The LHCb experiment at CERN is due to be upgraded to a purely software trigger in the coming years, this requires a complete redesign of the entire readout chain in order to achieve a continuous ('triggerless') readout of all subdetectors at the LHC collision rate of 40 MHz.
As part of this upgrade, a new readout board, common to all LHCb subsystems, is currently under development at CPPM (Center for Particle Physics of Marseilles). PCI-express Gen3 has been designated as the main communication protocol between the on-board FPGA performing the initial data processing and the CPU running the distributed event-building algorithm.
Current FPGAs already implement the PCI-express protocol in hardened logic, however these implementations are limited to 8-lane interfaces. To maximize the efficiency of the event-building network, the throughput from the readout board should match the throughput available on the event-building network, this requires the use of two PCIe interfaces on each readout FPGA.
Since PCI-express is a point-to-point protocol, one way to connect the CPU with these interfaces is by adding a dedicated hardware switch to the readout board. In order to avoid the additional cost, power and routing complexity of this approach, we study an alternative solution exploiting PCI-express lane bifurcation.
Lane bifurcation refers to a design feature of modern CPUs where a single PCI-express root port can be reconfigured to appear as two or more logical root ports, each using a subset of the original communication wires.
After validating the compatibility of bifurcation with Altera FPGAs, using a commercial development kit, we examine the mechanism required to configure bifurcation on a variety of server platforms, both through cooperation with BIOS vendors and through direct low-level I/O.
For the latter approach, after initial prototyping inside the Intel BITS environment to perform low-level access to the CPU, we turn to implement a mechanism able to execute the same operations directly from the FPGA board.

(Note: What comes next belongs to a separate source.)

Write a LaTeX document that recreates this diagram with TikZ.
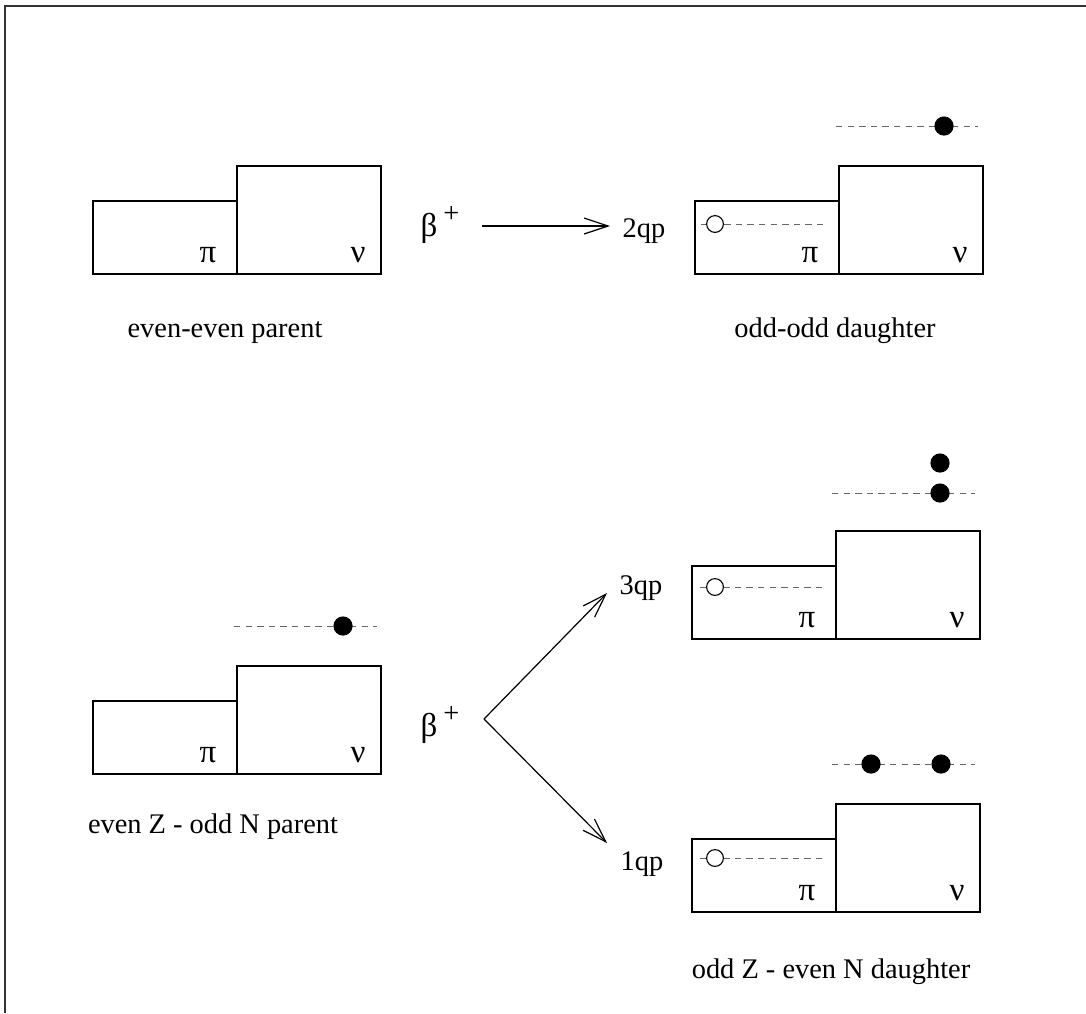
\documentclass[tikz,border=0pt]{standalone}
\usepackage{fontspec}
\setmainfont{Liberation Serif}
\usetikzlibrary{arrows.meta}

\begin{document}
\begin{tikzpicture}[x=.5pt,y=-.5pt,
	txt/.style={font=\fontsize{14.2}{17}\selectfont,inner sep=0pt},
	greek/.style={font=\fontsize{16.5}{18}\selectfont,inner sep=0pt},
	shell/.style={line width=.9pt},
	level/.style={black!60,line width=.5pt,dash pattern=on 3.2pt off 2.6pt},
	part/.style={circle,fill=black,inner sep=0pt,minimum size=9.6pt},
	hole/.style={circle,draw,fill=white,inner sep=0pt,minimum size=8.4pt,line width=.55pt},
	decay/.style={-{Straight Barb[length=12pt,width=8pt]},line width=.6pt}]
	\useasboundingbox (0,0) rectangle (1086,1013);
	\draw[black!80,line width=1pt] (5,1013)--(5,5.5)--(1086,5.5);
	% proton and neutron boxes
	\foreach \n/\x/\y in {a/93/166,b/695/166,c/93/666,d/692/531,e/692/804}{
		\draw[shell] (\x,\y+35) rectangle (\x+144,\y+108);
		\draw[shell] (\x+144,\y) rectangle (\x+288,\y+108);
		\node[greek,anchor=base] (pi\n) at (\x+115,\y+96){π};
		\node[greek,anchor=base] (nu\n) at (\x+265,\y+96){ν};
	}
	% top row
	\node[greek,anchor=base] (betaa) at (440,236){β\hspace{3pt}\raisebox{7pt}{\fontsize{14.2}{17}\selectfont+}};
	\coordinate (sa) at (482,226);
	\coordinate (ta) at (610,226);
	\draw[decay] (sa)--(ta);
	\node[txt,anchor=base] (qtwo) at (644,237){2qp};
	\draw[level] (836,126)--(978,126);
	\node[part] (dotb) at (944,126){};
	\draw[level] (701,224)--(827,224);
	\node[hole] (holeb) at (715,224){};
	\node[txt,anchor=base] (capa) at (225,337){even-even parent};
	\node[txt,anchor=base] (capb) at (835,337){odd-odd daughter};
	% bottom row
	\draw[level] (234,626)--(377,626);
	\node[part] (dotc) at (343,626){};
	\node[greek,anchor=base] (betac) at (440,736){β\hspace{3pt}\raisebox{7pt}{\fontsize{14.2}{17}\selectfont+}};
	\coordinate (fork) at (484,719);
	\coordinate (td) at (607,593);
	\coordinate (te) at (607,843);
	\draw[decay] (fork)--(td);
	\draw[decay] (fork)--(te);
	\node[txt,anchor=base] (qthree) at (641,594){3qp};
	\node[txt,anchor=base] (qone) at (642,870){1qp};
	\draw[level] (832,493)--(975,493);
	\node[part] (dotd) at (940,493){};
	\node[part] (dotdd) at (940,463){};
	\draw[level] (700,587)--(826,587);
	\node[hole] (holed) at (715,587){};
	\draw[level] (832,764)--(975,764);
	\node[part] (dote) at (871,764){};
	\node[part] (dotee) at (941,764){};
	\draw[level] (700,858)--(826,858);
	\node[hole] (holee) at (715,858){};
	\node[txt,anchor=base] (capc) at (213,833){even Z - odd N parent};
	\node[txt,anchor=base] (capd) at (831,978){odd Z - even N daughter};
\end{tikzpicture}
\end{document}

For this purpose, the interface to the PCI-express HardIP on the FPGA is modified in order to expose an embedded ROM to the server BIOS, in accordance with the BIOS PnP specification. Successively, the ROM is programmed with low-level, executable code that enumerates the PCI hierarchy and enables bifurcation on the appropriate root port.
Lastly, this implementation is ported to an experimental Arria 10 development kit in order to measure the combined data acquisition throughput that can be obtained through the bifurcated interfaces.